▶ _Given material_:
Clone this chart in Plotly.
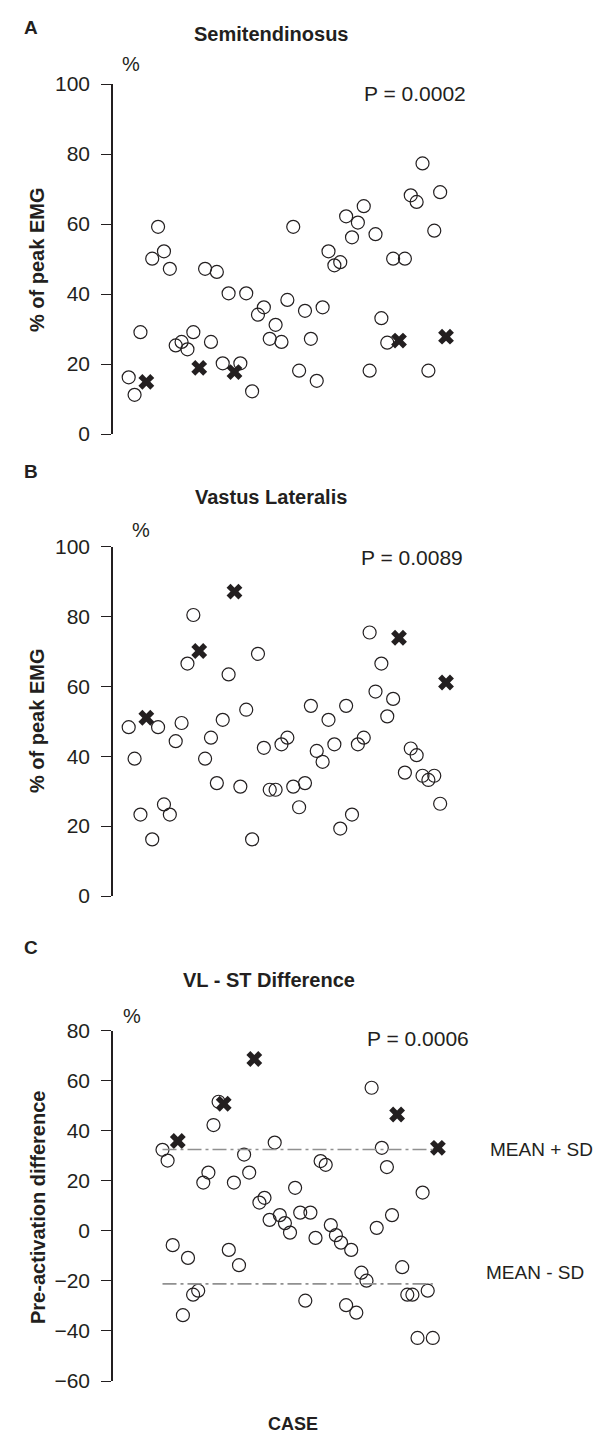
import plotly.graph_objects as go

# ---------------- data ----------------
cases = list(range(1, 56))
marked_cases = [4, 13, 19, 47, 55]

st_values = [16.2, 11.2, 29.1, 14.9, 50.1, 59.2, 52.2, 47.2, 25.3, 26.3,
             24.2, 29.1, 18.9, 47.2, 26.3, 46.3, 20.2, 40.2, 17.7, 20.2,
             40.2, 12.2, 34.1, 36.2, 27.2, 31.2, 26.3, 38.3, 59.2, 18.1,
             35.2, 27.2, 15.2, 36.2, 52.2, 48.2, 49.1, 62.2, 56.2, 60.4,
             65.1, 18.1, 57.1, 33.1, 26.1, 50.1, 26.7, 50.1, 68.2, 66.3,
             77.3, 18.1, 58.1, 69.1, 27.8]

vl_values = [48.3, 39.3, 23.3, 51.0, 16.2, 48.3, 26.2, 23.3, 44.3, 49.5,
             66.5, 80.4, 70.1, 39.3, 45.3, 32.3, 50.4, 63.4, 87.1, 31.3,
             53.3, 16.2, 69.3, 42.4, 30.4, 30.4, 43.4, 45.3, 31.3, 25.4,
             32.3, 54.4, 41.5, 38.4, 50.4, 43.4, 19.3, 54.4, 23.3, 43.4,
             45.3, 75.4, 58.5, 66.5, 51.4, 56.4, 73.9, 35.3, 42.2, 40.3,
             34.4, 33.2, 34.4, 26.4, 61.1]

diff_values = [32.4, 28.1, -5.7, 35.9, -33.7, -10.8, -25.5, -23.9, 19.3, 23.3,
               42.3, 51.6, 50.8, -7.6, 19.3, -13.7, 30.5, 23.3, 68.7, 11.3,
               13.2, 4.4, 35.3, 6.3, 3.1, -0.7, 17.2, 7.3, -27.9, 7.3,
               -2.8, 27.9, 26.4, 2.3, -1.7, -4.7, -29.7, -7.6, -32.7, -16.7,
               -19.9, 57.2, 1.2, 33.2, 25.5, 6.3, 46.5, -14.5, -25.5, -25.5,
               -42.8, 15.3, -23.9, -42.8, 33.2]

mean_plus_sd = 32.5
mean_minus_sd = -21.2
sd_line_cases = [1, 54]

panel_titles = ["Semitendinosus", "Vastus Lateralis", "VL - ST Difference"]
panel_letters = ["A", "B", "C"]
p_values = ["P = 0.0002", "P = 0.0089", "P = 0.0006"]
y_titles = ["% of peak EMG", "% of peak EMG", "Pre-activation difference"]

# ---------------- layout helpers ----------------
W, H = 602, 1432
FONT = "Liberation Sans, Arial, Helvetica, sans-serif"
INK = "#231f20"


def px(x):
    return x / W


def py(y):
    return 1 - y / H


fig = go.Figure()

panels = [
    dict(vals=st_values, xa="x", ya="y", xr=[-1.672, 58.74]),
    dict(vals=vl_values, xa="x2", ya="y2", xr=[-1.672, 58.74]),
    dict(vals=diff_values, xa="x3", ya="y3", xr=[-8.706, 60.9]),
]

for p in panels:
    open_x = [c for c in cases if c not in marked_cases]
    open_y = [v for c, v in zip(cases, p["vals"]) if c not in marked_cases]
    mark_x = [c for c in cases if c in marked_cases]
    mark_y = [v for c, v in zip(cases, p["vals"]) if c in marked_cases]
    fig.add_trace(go.Scatter(
        x=open_x, y=open_y, mode="markers", xaxis=p["xa"], yaxis=p["ya"],
        marker=dict(symbol="circle-open", size=13, color=INK, line=dict(width=1.2, color=INK)),
        cliponaxis=False, showlegend=False, hoverinfo="skip"))
    fig.add_trace(go.Scatter(
        x=mark_x, y=mark_y, mode="markers", xaxis=p["xa"], yaxis=p["ya"],
        marker=dict(symbol="x", size=14, color=INK, line=dict(width=0)),
        cliponaxis=False, showlegend=False, hoverinfo="skip"))

# mean +/- SD lines
for val in (mean_plus_sd, mean_minus_sd):
    fig.add_shape(type="line", xref="x3", yref="y3",
                  x0=sd_line_cases[0], x1=sd_line_cases[1], y0=val, y1=val,
                  line=dict(color="#909090", width=1.6, dash="14px,4px,3px,4px"))

x_dom = [px(105), px(460)]
y_doms = [[py(426), py(76)], [py(888), py(538.5)], [py(1373), py(1022.7)]]
y_ranges = [[0, 100], [0, 100], [-60, 80]]

axis_common = dict(
    showline=True, linecolor=INK, linewidth=1.5,
    ticks="outside", ticklen=10, tickwidth=1.2, tickcolor=INK,
    showgrid=False, zeroline=False, dtick=20,
    tickfont=dict(family=FONT, size=21, color=INK),
    ticklabelstandoff=7,
)

layout_axes = {}
for i, p in enumerate(panels):
    suffix = "" if i == 0 else str(i + 1)
    layout_axes["xaxis" + suffix] = dict(domain=x_dom, range=p["xr"], visible=False,
                                         anchor="y" + suffix)
    layout_axes["yaxis" + suffix] = dict(domain=y_doms[i], range=y_ranges[i],
                                         anchor="x" + suffix, **axis_common)

fig.update_layout(
    width=W, height=H,
    margin=dict(l=0, r=0, t=0, b=0, autoexpand=False),
    paper_bgcolor="white", plot_bgcolor="white",
    font=dict(family=FONT, color=INK),
    **layout_axes,
)

ann = []
# panel letters
for letter, (x, y) in zip(panel_letters, [(23, 19), (23, 463), (23, 940)]):
    ann.append(dict(text="<b>%s</b>" % letter, x=px(x), y=py(y), font=dict(size=19)))
# titles
for t, (x, y) in zip(panel_titles, [(263, 26), (263, 489), (261, 972)]):
    ann.append(dict(text="<b>%s</b>" % t, x=px(x), y=py(y), font=dict(size=20)))
# percent signs
for (x, y) in [(123, 56), (133, 522), (124, 1008)]:
    ann.append(dict(text="%", x=px(x), y=py(y), font=dict(size=20)))
# p values
for t, (x, y) in zip(p_values, [(407, 86), (404, 549.5), (410, 1030)]):
    ann.append(dict(text=t, x=px(x), y=py(y), font=dict(size=21)))
# y titles
for t, (x, y) in zip(y_titles, [(29, 252), (29, 713), (30, 1200)]):
    ann.append(dict(text="<b>%s</b>" % t, x=px(x), y=py(y), textangle=-90, font=dict(size=20)))
# mean +/- sd labels
ann.append(dict(text="MEAN + SD", x=px(533), y=py(1141), font=dict(size=19)))
ann.append(dict(text="MEAN - SD", x=px(527), y=py(1264), font=dict(size=19)))
# case label
ann.append(dict(text="<b>CASE</b>", x=px(285), y=py(1416), font=dict(size=18)))

for a in ann:
    a.update(xref="paper", yref="paper", showarrow=False, xanchor="center", yanchor="middle")
    a["font"].update(family=FONT, color=INK)
fig.update_layout(annotations=ann)

fig.write_html("out.html")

▶ _Brief_: From the first line of the listing above, repeat every line through the one holding "marked_cases = [4, 13, 19, 47, 55]". Both ends count, and pictures stay out.

▶ _Reply to the task_:
Clone this chart in Plotly.
import plotly.graph_objects as go

# ---------------- data ----------------
cases = list(range(1, 56))
marked_cases = [4, 13, 19, 47, 55]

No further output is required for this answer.